He shrewdly cultivated relationships with Lagosians such as Oshodi Tapa, Kosoko, and Taiwo Olowo who were previously beneficiaries of the Trans Atlantic Slave Trade and encouraged them along the path of legitimate commerce. Curiously, these were political foes of the now weakened Oba of Lagos, Dosunmu who ceded Lagos to Britain in August 1861 under the Lagos Treaty of Cession. In return, Glover's cultivated network of Lagosian loyalists provided him with intelligence and information that enabled him to govern effectively.

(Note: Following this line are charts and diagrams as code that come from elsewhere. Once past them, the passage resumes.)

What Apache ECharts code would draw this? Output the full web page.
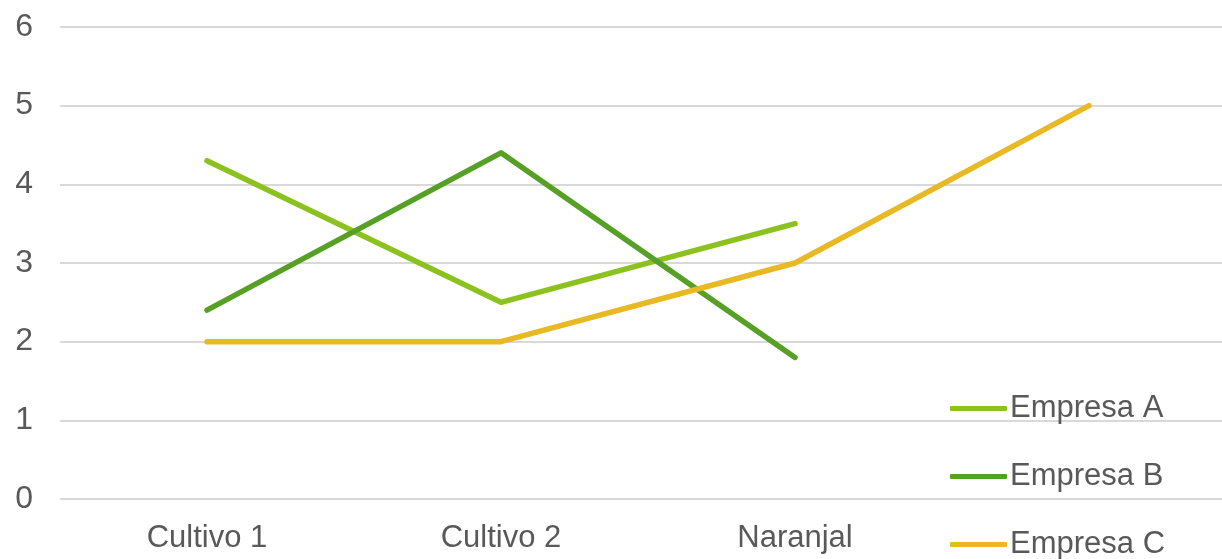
<!DOCTYPE html>
<html>
<head>
<meta charset="utf-8">
<script src="https://cdn.jsdelivr.net/npm/echarts@6/dist/echarts.min.js"></script>
<style>
html,body{margin:0;padding:0;background:#fff;}
#chart{width:1222px;height:559px;}
</style>
</head>
<body>
<div id="chart"></div>
<script>
var categories = ['Cultivo 1', 'Cultivo 2', 'Naranjal', ''];
var empresaA = [4.3, 2.5, 3.5, null];
var empresaB = [2.4, 4.4, 1.8, null];
var empresaC = [2, 2, 3, 5];
var yTicks = [0, 1, 2, 3, 4, 5, 6];

var chart = echarts.init(document.getElementById('chart'), null, {renderer: 'canvas'});
var font = 'Liberation Sans, Arial, sans-serif';
function mk(name, data, color) {
  return {
    name: name, type: 'line', data: data, symbol: 'none', showSymbol: false,
    lineStyle: {width: 5.5, color: color, cap: 'round', join: 'round'},
    itemStyle: {color: color},
    emphasis: {disabled: true}, animation: false
  };
}
chart.setOption({
  animation: false,
  grid: {left: 60, right: -14, top: 27, bottom: 60, containLabel: false, outerBoundsMode: 'none'},
  xAxis: {
    type: 'category', data: categories, boundaryGap: true,
    axisLine: {show: false}, axisTick: {show: false},
    axisLabel: {color: '#595959', fontSize: 31, fontFamily: font, margin: 24}
  },
  yAxis: {
    type: 'value', min: yTicks[0], max: yTicks[yTicks.length - 1], interval: 1,
    axisLine: {show: false}, axisTick: {show: false},
    axisLabel: {color: '#595959', fontSize: 32, fontFamily: font, margin: 27, padding: [4, 0, 0, 0]},
    splitLine: {lineStyle: {color: '#d9d9d9', width: 2}}
  },
  legend: {
    orient: 'vertical', left: 945, top: 388, height: 300, width: 300, itemGap: 37,
    icon: 'roundRect', itemWidth: 57, itemHeight: 5,
    textStyle: {color: '#595959', fontSize: 31, fontFamily: font, padding: [0, 0, 0, -2]},
    data: ['Empresa A', 'Empresa B', 'Empresa C']
  },
  series: [
    mk('Empresa A', empresaA, '#8cc220'),
    mk('Empresa B', empresaB, '#56a125'),
    mk('Empresa C', empresaC, '#e8b923')
  ]
});
</script>
</body>
</html>
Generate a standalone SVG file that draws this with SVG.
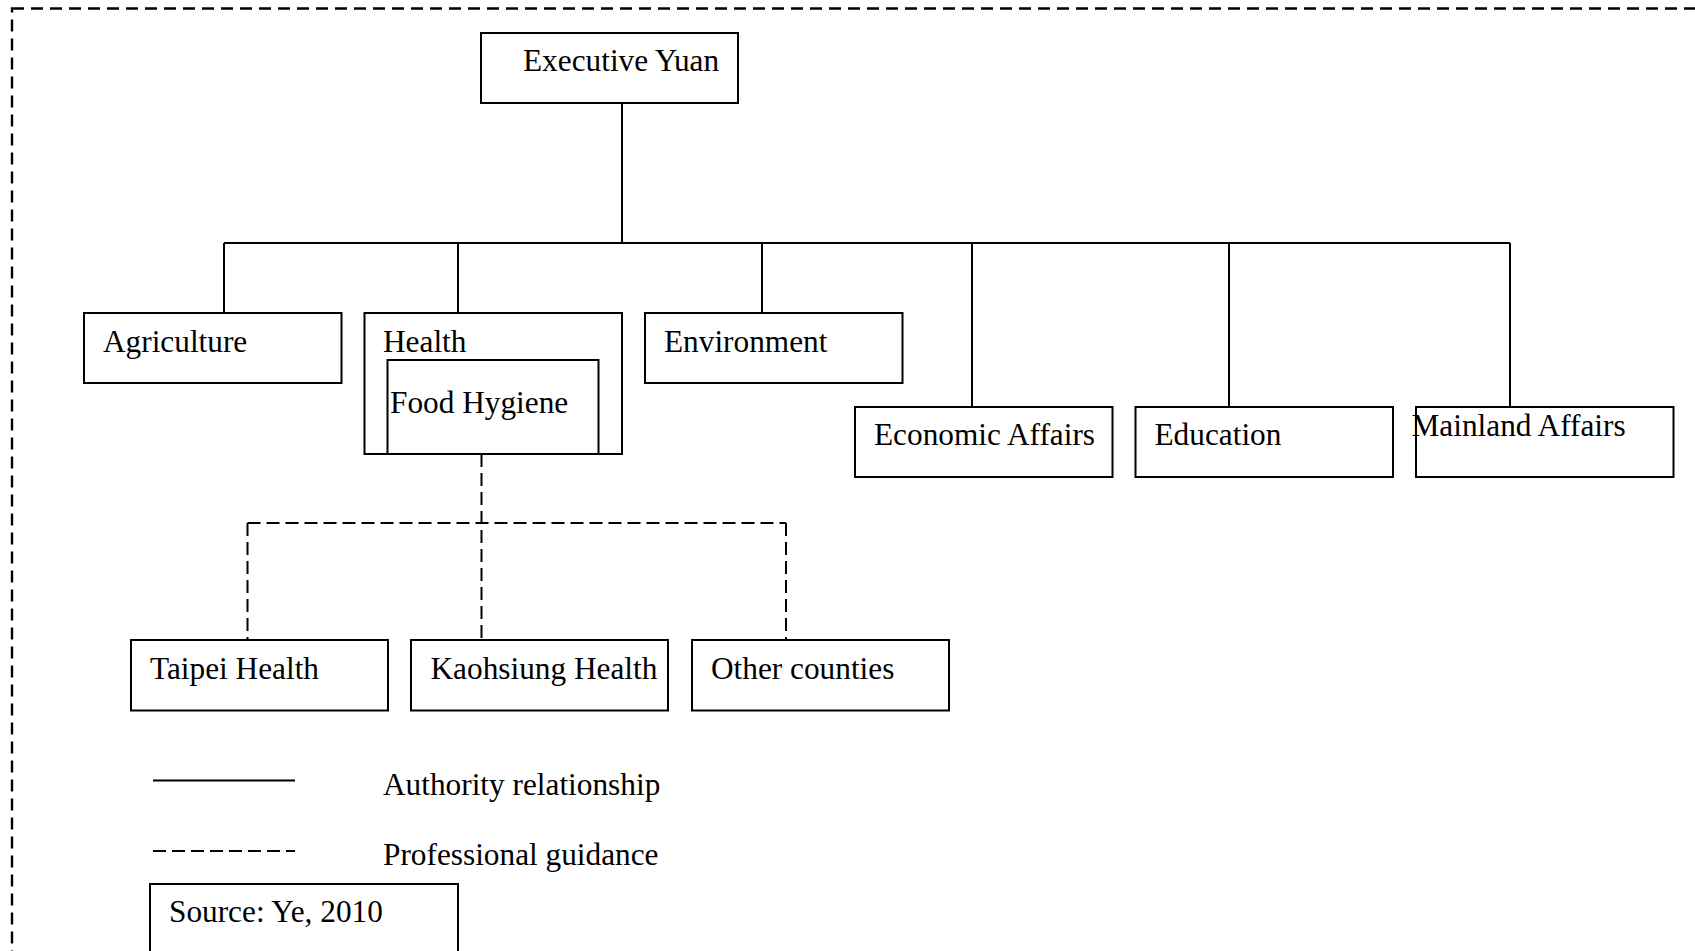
<svg xmlns="http://www.w3.org/2000/svg" width="1695" height="951" viewBox="0 0 1695 951">
<style>
.box{fill:#fff;stroke:#000;stroke-width:2}
.t{font-family:"Liberation Serif","Times New Roman",serif;font-size:31.3px;fill:#000}
.solid{fill:none;stroke:#000;stroke-width:2}
.dash{fill:none;stroke:#000;stroke-width:2;stroke-dasharray:13,6}
.frame{fill:none;stroke:#000;stroke-width:2.4;stroke-dasharray:12,7}
</style>
<rect width="1695" height="951" fill="#fff"/>
<rect class="frame" x="12" y="8.5" width="1720" height="980"/>
<g id="connectors">
<path class="solid" d="M622 103V243M224 243H1510M224 243V313M458 243V313M762 243V313M972 243V407M1229 243V407M1510 243V407"/>
<path class="dash" d="M481.5 454V640M247.5 523H786M247.5 523V640M786 523V640"/>
</g>
<g id="executive-yuan"><rect class="box" x="481" y="33" width="257" height="70"/><text class="t" x="523" y="70.5">Executive Yuan</text></g>
<g id="agriculture"><rect class="box" x="84" y="313" width="257.5" height="70"/><text class="t" x="103" y="351.5">Agriculture</text></g>
<g id="health"><rect class="box" x="364.5" y="313" width="257.5" height="141"/><text class="t" x="383" y="351.5">Health</text></g>
<g id="food-hygiene"><rect class="box" x="387.5" y="360" width="211" height="94"/><text class="t" x="390" y="412.5">Food Hygiene</text></g>
<g id="environment"><rect class="box" x="645" y="313" width="257.5" height="70"/><text class="t" x="664" y="351.5">Environment</text></g>
<g id="economic-affairs"><rect class="box" x="855" y="407" width="257.5" height="70"/><text class="t" x="874" y="444.5">Economic Affairs</text></g>
<g id="education"><rect class="box" x="1135.5" y="407" width="257.5" height="70"/><text class="t" x="1154.5" y="444.5">Education</text></g>
<g id="mainland-affairs"><rect class="box" x="1416" y="407" width="257.5" height="70"/><text class="t" x="1411.5" y="436">Mainland Affairs</text></g>
<g id="taipei-health"><rect class="box" x="131" y="640" width="257" height="70.5"/><text class="t" x="150" y="678.5">Taipei Health</text></g>
<g id="kaohsiung-health"><rect class="box" x="411" y="640" width="257" height="70.5"/><text class="t" x="430.5" y="678.5">Kaohsiung Health</text></g>
<g id="other-counties"><rect class="box" x="692" y="640" width="257" height="70.5"/><text class="t" x="711" y="678.5">Other counties</text></g>
<g id="legend">
<path class="solid" d="M153 780.5H295"/>
<path class="dash" d="M153 851H295"/>
<text class="t" x="383" y="795">Authority relationship</text>
<text class="t" x="383" y="864.5">Professional guidance</text>
</g>
<g id="source"><rect class="box" x="150" y="884" width="308" height="100"/><text class="t" x="169" y="922">Source: Ye, 2010</text></g>
</svg>
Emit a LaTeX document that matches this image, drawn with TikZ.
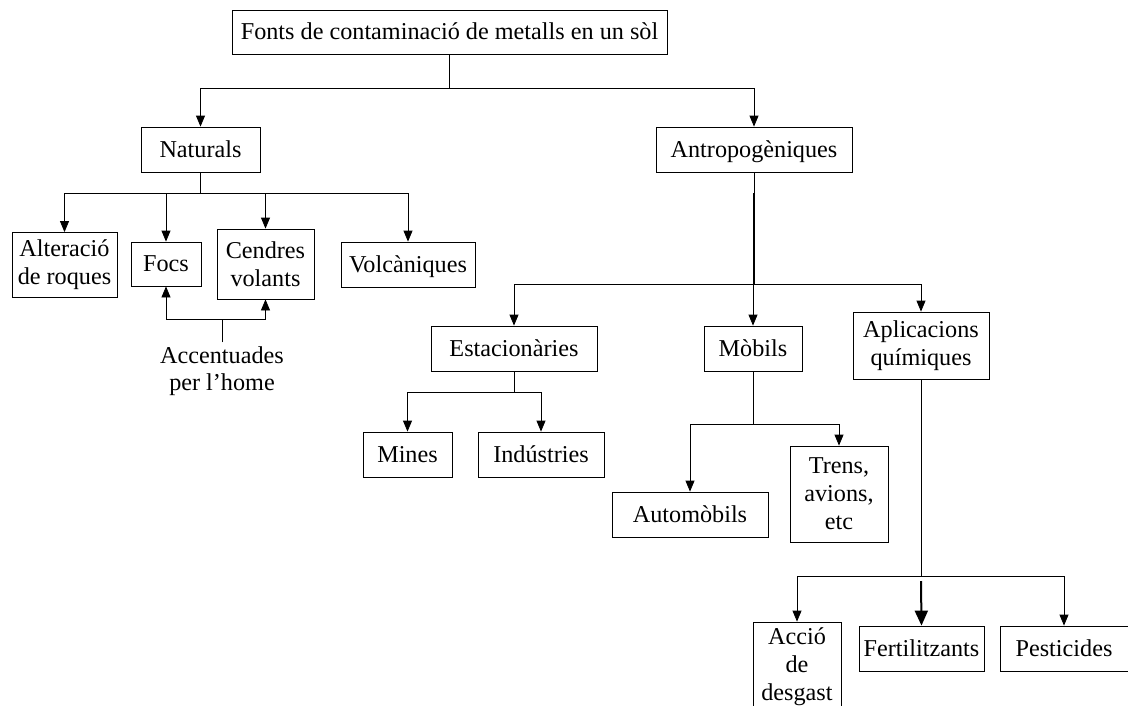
\documentclass[tikz,border=0pt]{standalone}
\usepackage{fontspec}
\setmainfont{Liberation Serif}
\usepackage{tikz}
\usetikzlibrary{arrows.meta,positioning}

\begin{document}
\begin{tikzpicture}[x=1pt, y=-1pt,
    box/.style={draw=black, line width=0.8pt, align=center, inner sep=0pt,
                font=\fontsize{24.2}{28}\selectfont},
    one/.style={box, text height=17pt, text depth=2pt},
    lbl/.style={align=center, inner sep=0pt, font=\fontsize{24.2}{27}\selectfont},
    ln/.style={line width=0.8pt},
    arr/.style={line width=0.8pt, -{Triangle[width=9pt,length=11pt]}},
    thk/.style={line width=2pt}]
   \useasboundingbox (0,0) rectangle (1128,705);
   \clip (0,0) rectangle (1128,705);

   % levels
   \node[one, minimum width=435, minimum height=44] (font) at (449.5,32) {Fonts de contaminació de metalls en un sòl};
   \node[one, minimum width=119, minimum height=45] (nat) at (200.5,149.5) {Naturals};
   \node[one, minimum width=196, minimum height=45] (ant) at (754,149.5) {Antropogèniques};

   \node[box, minimum width=105, minimum height=65] (alt) at (64.5,265) {Alteració\\de roques};
   \node[one, minimum width=70, minimum height=44] (focs) at (166,264) {Focs};
   \node[box, minimum width=97, minimum height=70] (cend) at (265.5,264) {Cendres\\volants};
   \node[one, minimum width=134, minimum height=45] (volc) at (408,264.5) {Volcàniques};
   \node[lbl] (home) at (222,371) {Accentuades\\per l’home};

   \node[one, minimum width=166, minimum height=45] (est) at (514,348.5) {Estacionàries};
   \node[one, minimum width=98, minimum height=45] (mob) at (753,348.5) {Mòbils};
   \node[box, minimum width=136, minimum height=67] (apl) at (921,345.5) {Aplicacions\\químiques};

   \node[one, minimum width=89, minimum height=45] (mines) at (407.5,454.5) {Mines};
   \node[one, minimum width=126, minimum height=45] (ind) at (541,454.5) {Indústries};
   \node[one, minimum width=156, minimum height=45] (auto) at (690,514.5) {Automòbils};
   \node[box, minimum width=98, minimum height=96] (trens) at (839,494) {Trens,\\avions,\\etc};

   \node[box, minimum width=88, minimum height=90] (accio) at (797,667) {Acció\\de\\desgast};
   \node[one, minimum width=125, minimum height=45] (fert) at (921.5,648.5) {Fertilitzants};
   \node[one, minimum width=128, minimum height=45] (pest) at (1064,648.5) {Pesticides};

   % connectors
   \draw[arr] (font.south) -- ++(0,34) -| (nat.north);
   \draw[arr] (font.south) -- ++(0,34) -| (ant.north);

   \draw[arr] (nat.south) -- ++(0,21) -| (alt.north);
   \draw[arr] (nat.south) -- ++(0,21) -| (focs.north);
   \draw[arr] (nat.south) -- ++(0,21) -| (cend.north);
   \draw[arr] (nat.south) -- ++(0,21) -| (volc.north);

   \coordinate (j1) at (222,319);
   \draw[ln] (home.north) ++(0,-4) -- (j1);
   \draw[arr] (j1) -| (focs.south);
   \draw[arr] (j1) -| (cend.south);

   \draw[arr] (ant.south) -- ++(0,112) -| (est.north);
   \draw[arr] (ant.south) -- ++(0,112) -| (mob.north);
   \draw[arr] (ant.south) -- ++(0,112) -| (apl.north);
   \draw[thk] (ant.south) ++(0,21) -- ++(0,91);

   \draw[arr] (est.south) -- ++(0,21) -| (mines.north);
   \draw[arr] (est.south) -- ++(0,21) -| (ind.north);

   \draw[arr] (mob.south) -- ++(0,53) -| (auto.north);
   \draw[arr] (mob.south) -- ++(0,53) -| (trens.north);

   \draw[arr] (apl.south) -- ++(0,197) -| (accio.north);
   \draw[arr] (apl.south) -- ++(0,197) -| (pest.north);
   \coordinate (j2) at (921,581);
   \draw[thk, -{Triangle[width=13pt,length=15pt]}] (j2) -- (fert.north);
\end{tikzpicture}
\end{document}
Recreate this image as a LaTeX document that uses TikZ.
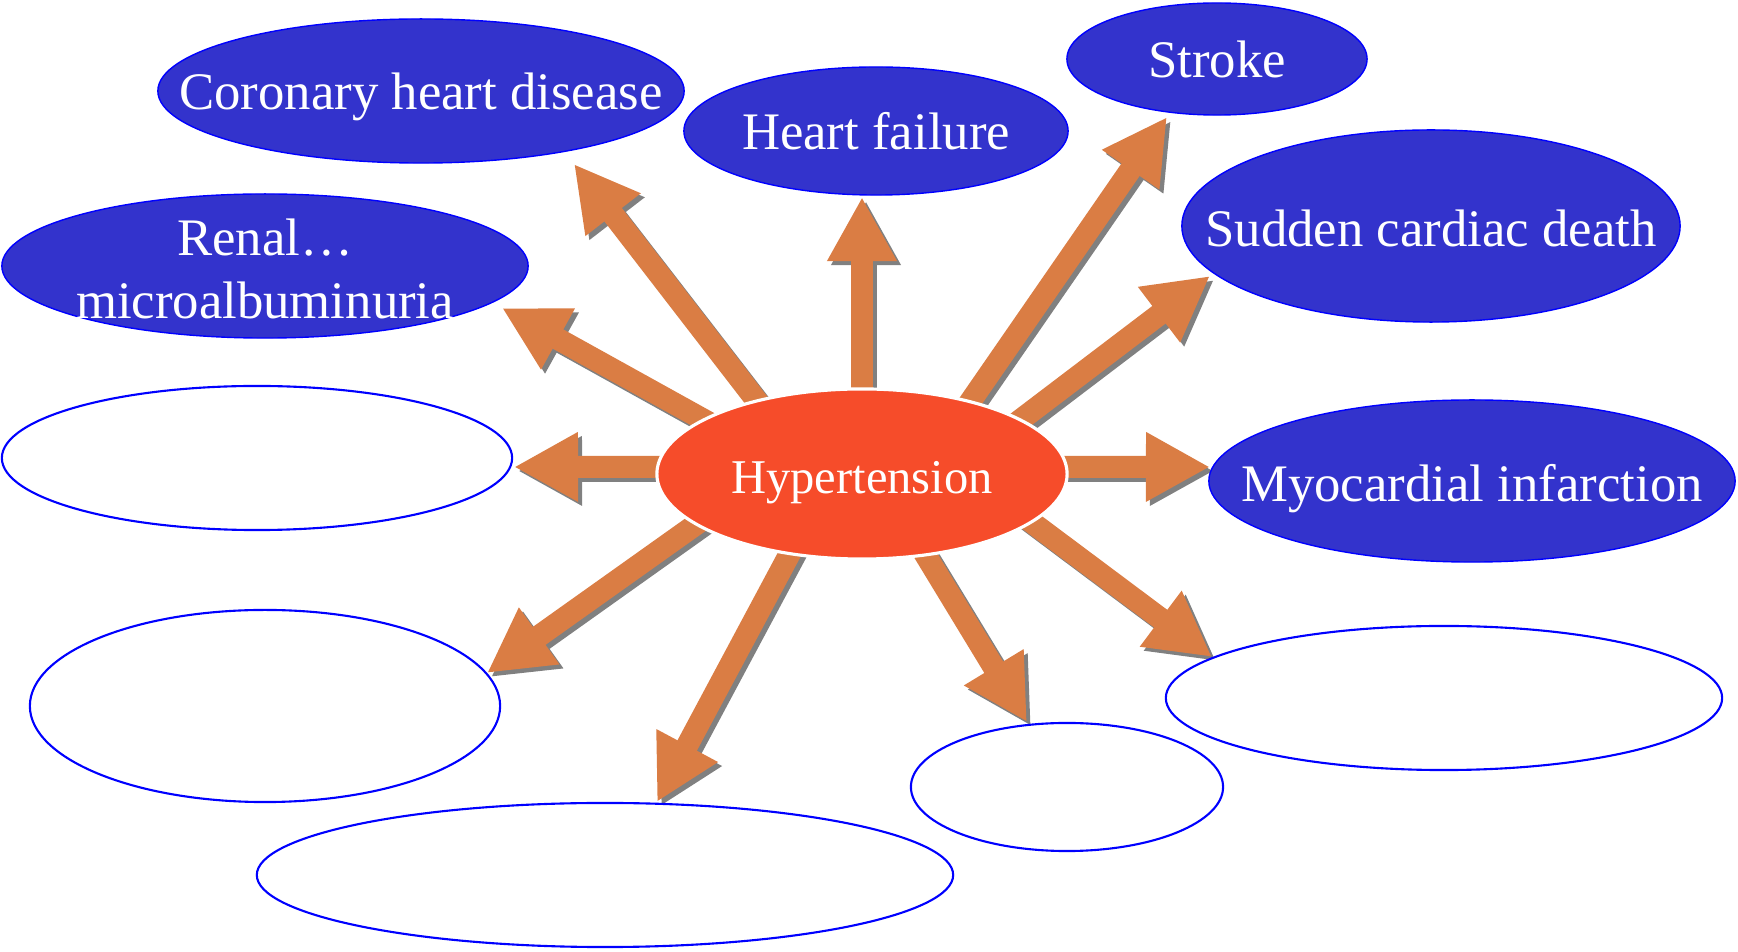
\documentclass[tikz,border=0pt]{standalone}
\usepackage{fontspec}
\setmainfont{Liberation Serif}
\usetikzlibrary{arrows.meta,shapes.geometric}
\definecolor{blobblue}{RGB}{51,51,204}
\definecolor{edgeblue}{RGB}{0,0,255}
\definecolor{hyperred}{RGB}{246,76,42}
\definecolor{spokeorange}{RGB}{218,125,68}
\definecolor{shadowgray}{RGB}{128,128,128}
\pgfdeclarelayer{back}
\pgfsetlayers{back,main}
\newcommand{\spoke}[2]{%
  \draw[push, shadowgray, transform canvas={xshift=0.4mm, yshift=-0.4mm}] (hyp.#1) -- (#2);
  \draw[push, spokeorange] (hyp.#1) -- (#2);}

\begin{document}
\begin{tikzpicture}[x=0.01cm, y=-0.01cm,
  blob/.style={ellipse, draw=edgeblue, fill=blobblue, line width=0.4pt, inner sep=0pt},
  hole/.style={ellipse, draw=edgeblue, fill=white, line width=0.6pt, inner sep=0pt},
  txt/.style={text=white, font=\fontsize{15}{18}\selectfont, align=center, yshift=-0.7mm},
  word/.style={txt, text height=0.7em, text depth=0.22em, yshift=-0.35mm},
  push/.style={line width=2.2mm, -{Triangle[length=6.4mm, width=6.5mm]}, shorten <=-2mm}]
\useasboundingbox (0,0) rectangle (1738,952);
% centre
\node[ellipse, fill=hyperred, draw=white, line width=0.9pt, inner sep=0pt,
  minimum width=4.1cm, minimum height=1.7cm,
  label={[word, font=\fontsize{13.8}{17}\selectfont, yshift=-0.1mm]center:Hypertension}] (hyp) at (862,474) {};
% filled outcomes
\node[blob, minimum width=5.26cm, minimum height=1.44cm,
  label={[word]center:Coronary heart disease}] (chd) at (421,91) {};
\node[blob, minimum width=3.84cm, minimum height=1.28cm,
  label={[word]center:Heart failure}] (hf) at (876,131) {};
\node[blob, minimum width=3.0cm, minimum height=1.12cm,
  label={[word]center:Stroke}] (stroke) at (1217,59) {};
\node[blob, minimum width=4.98cm, minimum height=1.92cm,
  label={[word, yshift=-0.2mm]center:Sudden cardiac death}] (scd) at (1431,226) {};
\node[blob, minimum width=5.26cm, minimum height=1.44cm,
  label={[txt, yshift=0.4mm]center:Renal…\\microalbuminuria}] (renal) at (265,266) {};
\node[blob, minimum width=5.26cm, minimum height=1.62cm,
  label={[word, yshift=-0.2mm]center:Myocardial infarction}] (mi) at (1472,481) {};
% empty outcomes
\node[hole, minimum width=5.1cm, minimum height=1.44cm] (leftA) at (257,458) {};
\node[hole, minimum width=4.7cm, minimum height=1.92cm] (leftB) at (265,706) {};
\node[hole, minimum width=6.96cm, minimum height=1.44cm] (bottom) at (605,875) {};
\node[hole, minimum width=3.12cm, minimum height=1.28cm] (small) at (1067,787) {};
\node[hole, minimum width=5.56cm, minimum height=1.44cm] (right) at (1444,698) {};
% arrow tips
\coordinate (tchd) at (574,164);
\coordinate (thf) at (862,197);
\coordinate (tstroke) at (1167,117);
\coordinate (tscd) at (1210,276);
\coordinate (trenal) at (502,308);
\coordinate (tleftA) at (514,467);
\coordinate (tmi) at (1210,467);
\coordinate (tleftB) at (487,673);
\coordinate (tbottom) at (657,802);
\coordinate (tsmall) at (1027,722);
\coordinate (tright) at (1212,657);
\begin{pgfonlayer}{back}
\spoke{145}{tchd}
\spoke{90}{thf}
\spoke{34}{tstroke}
\spoke{19}{tscd}
\spoke{161}{trenal}
\spoke{178}{tleftA}
\spoke{2}{tmi}
\spoke{197}{tleftB}
\spoke{228}{tbottom}
\spoke{308}{tsmall}
\spoke{344}{tright}
\end{pgfonlayer}
\end{tikzpicture}
\end{document}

Establishing the forerunner of the Nigerian Army and Police 
Glover formed the nucleus of present-day Nigeria's Army and Police with 10 Hausa runaway slaves on 1 June 1863. The group was known as Glover's Hausas or 'Glover's Forty Thieves'. Glover went to great lengths to develop bonds of personal loyalty with the Armed Hausas. He personally trained, commanded, and chose his successors, ensuring their loyalty. In return for their loyalty, Glover rewarded his troops with land and dwellings. He raised their pay and provided them with smart uniforms that broadcast their status of free men and agents of the British colonial government.

After this period Glover was employed to repel incursions of the Ashantis. When the Third Anglo-Ashanti War broke out in 1873, Captain Glover undertook the task of organizing the native people, whose hatred of the Ashantis might be expected to make them favourable to the British authorities—to the extent at least to which their fears would allow them to act. His services were accepted, and in September 1873, he landed at Cape Coast in the Gold Coast and, after forming a small trustworthy force of Hausa, marched to Accra. His influence sufficed to gather a numerous native force,.

In January 1874, Captain Glover was able to render some assistance in the taking of Kumasi, but it was at the head of a Hausa force. His services were acknowledged by Parliament and by his appointment to Knight Grand Cross of the Order of St Michael and St George in the 1874 Birthday Honours.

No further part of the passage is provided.